A holder of approximately 67.6% of the outstanding principal amount of Existing Notes has committed to tender its Existing Notes in the Exchange Offer, subject to certain terms and conditions.
The Exchange Offer will expire at 5:00 p.m. New York City time, on Thursday, June 22, 2009, unless extended. Tenders of the Existing Notes must be made before the Exchange Offer expires and may be withdrawn at any time before the Exchange Offer expires. The Exchange Offer is conditioned upon at least 87.5% of the aggregate principal amount of the outstanding Existing Notes being validly tendered and not withdrawn. The Exchange Offer is also subject to several other conditions.
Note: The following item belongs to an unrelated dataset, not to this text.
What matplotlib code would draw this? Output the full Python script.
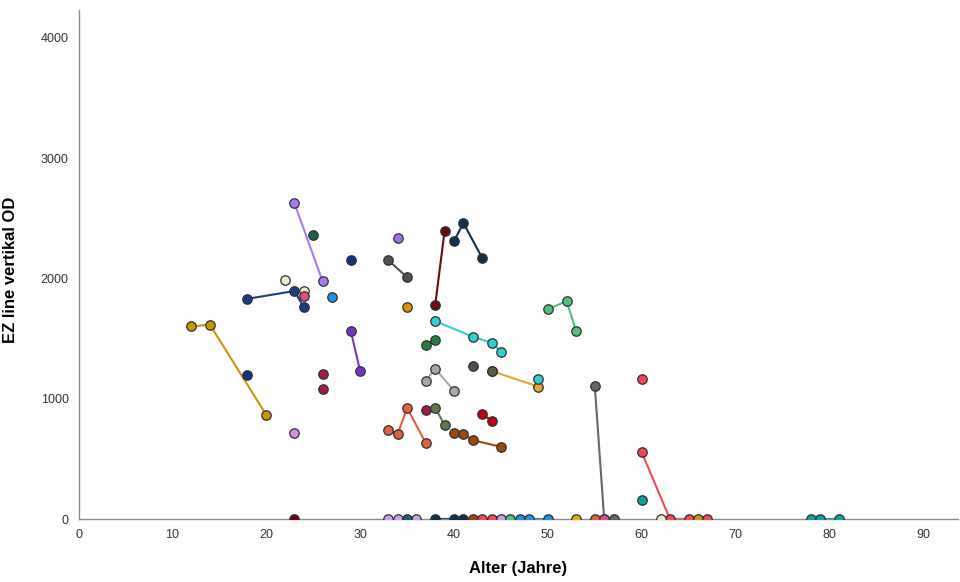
import matplotlib
matplotlib.use("Agg")
import matplotlib.pyplot as plt
import numpy as np

plt.rcParams['font.family'] = ['Liberation Sans', 'DejaVu Sans']

# Subject colours (one per subject)
subject_colors = [
    "#c8960c", "#1a3a8a", "#f0ead0", "#e05080", "#a87af5", "#1a6050", "#10308a",
    "#2090e0", "#7535c8", "#a01850", "#a01850", "#10308a", "#d090e8", "#700010",
    "#a070f0", "#505050", "#e0900a", "#6a0a10", "#10304e", "#30d0d0", "#208040",
    "#505050", "#f0a030", "#506040", "#30d0d0", "#a8a8a8", "#e06040", "#a01850",
    "#607850", "#c00010", "#a04808", "#50c080", "#606868", "#f04858", "#f04858",
    "#10a0a0", "#c8a0e8", "#206060", "#10304e", "#10304e", "#b04010", "#f04858",
    "#c8a0e8", "#50c080", "#2090e0", "#e0b010", "#e06040", "#e05090", "#606868",
    "#f0ead0", "#d09010", "#f04858", "#10a0a0",
]

# Long-format data: subject index, age (years), EZ line value
subject = [
    0, 0, 0,
    1, 1, 1,
    2, 2,
    3,
    4, 4,
    5,
    6,
    7,
    8, 8,
    9,
    10,
    11,
    12,
    13,
    14,
    15, 15,
    16,
    17, 17,
    18, 18, 18,
    19, 19, 19, 19,
    20, 20,
    21,
    22, 22,
    23,
    24,
    25, 25, 25,
    26, 26, 26, 26,
    27,
    28, 28,
    29, 29,
    30, 30, 30, 30,
    31, 31, 31,
    32, 32,
    33, 33, 33,
    34,
    35,
    36, 36, 36,
    37,
    38, 38,
    39,
    40,
    41, 41,
    42,
    43,
    44, 44, 44,
    45,
    46,
    47,
    48,
    49,
    50,
    51,
    52, 52, 52,
]
age = [
    12, 14, 20,
    18, 23, 24,
    22, 24,
    24,
    23, 26,
    25,
    29,
    27,
    29, 30,
    26,
    26,
    18,
    23,
    23,
    34,
    33, 35,
    35,
    38, 39,
    40, 41, 43,
    38, 42, 44, 45,
    37, 38,
    42,
    44, 49,
    44,
    49,
    37, 38, 40,
    33, 34, 35, 37,
    37,
    38, 39,
    43, 44,
    40, 41, 42, 45,
    50, 52, 53,
    55, 56,
    60, 63, 65,
    60,
    60,
    33, 34, 36,
    35,
    38, 40,
    41,
    42,
    43, 44,
    45,
    46,
    47, 48, 50,
    53,
    55,
    56,
    57,
    62,
    66,
    67,
    78, 79, 81,
]
ez_value = [
    1600, 1615, 865,
    1830, 1895, 1760,
    1985, 1895,
    1855,
    2625, 1975,
    2360,
    2150,
    1845,
    1565, 1230,
    1205,
    1080,
    1195,
    715,
    0,
    2335,
    2150, 2010,
    1765,
    1780, 2395,
    2310, 2460, 2170,
    1645, 1515, 1465, 1390,
    1445, 1490,
    1270,
    1230, 1100,
    1230,
    1165,
    1150, 1250, 1065,
    740, 705, 925, 630,
    905,
    925, 780,
    875, 815,
    715, 705, 655, 600,
    1745, 1810, 1565,
    1105, 0,
    555, 0, 0,
    1165,
    158,
    0, 0, 0,
    0,
    0, 0,
    0,
    0,
    0, 0,
    0,
    0,
    0, 0, 0,
    0,
    0,
    0,
    0,
    0,
    0,
    0,
    0, 0, 0,
]

x_ticks = [0, 10, 20, 30, 40, 50, 60, 70, 80, 90]
y_ticks = [0, 1000, 2000, 3000, 4000]

fig = plt.figure(figsize=(9.6, 5.82), dpi=100)
ax = fig.add_axes([0.0818, 0.1082, 0.9162, 0.8746])

subject_arr = np.array(subject)
age_arr = np.array(age, dtype=float)
val_arr = np.array(ez_value, dtype=float)

for s, col in enumerate(subject_colors):
    m = subject_arr == s
    xs = age_arr[m]
    ys = val_arr[m]
    order = np.argsort(xs)
    xs, ys = xs[order], ys[order]
    if len(xs) > 1:
        ax.plot(xs, ys, color=col, lw=1.5, zorder=2)
    ax.plot(xs, ys, linestyle='none', marker='o', markersize=6.8,
            markerfacecolor=col, markeredgecolor='#303030', markeredgewidth=0.9,
            zorder=3)

ax.set_xlim(0, 93.7)
ax.set_ylim(0, 4230)
ax.set_xticks(x_ticks)
ax.set_yticks(y_ticks)
ax.tick_params(axis='both', length=0, labelsize=9, labelcolor='#333333')
ax.tick_params(axis='x', pad=7)
ax.tick_params(axis='y', pad=7)

for sp in ['top', 'right']:
    ax.spines[sp].set_visible(False)
for sp in ['left', 'bottom']:
    ax.spines[sp].set_color('#8c8c8c')
    ax.spines[sp].set_linewidth(1.0)

ax.set_xlabel('Alter (Jahre)', fontsize=12, fontweight='bold')
ax.set_ylabel('EZ line vertikal OD', fontsize=12, fontweight='bold')
ax.xaxis.set_label_coords(0.5, -0.082)
ax.yaxis.set_label_coords(-0.069, 0.49)

fig.savefig('out.png', dpi=100)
Further details about the terms, conditions, risk factors, tax considerations and other factors that should be considered in evaluating the Exchange Offer are set forth in an Offer to Exchange and a related Letter of Transmittal, which are expected to be distributed to holders of the Existing Notes beginning today.
Written materials explaining the full terms and conditions of the Exchange Offer were filed with the Securities and Exchange Commission (the “SEC”) today. The materials are available free of charge at the SEC’s website — www.sec.gov. In addition, the company will provide copies of these documents free of charge to holders of its outstanding Existing Notes upon request to the company at 650-266-3000 or from the exchange agent for the Exchange Offer, U.S. Bank National Association, at (800) 934-6802.
This news release is for informational purposes only, and is not an offer to buy or the solicitation of an offer to sell any security. The Exchange Offer is being made only pursuant to the Exchange Offer documents that are being distributed to the holders of the Existing Notes and filed with the SEC.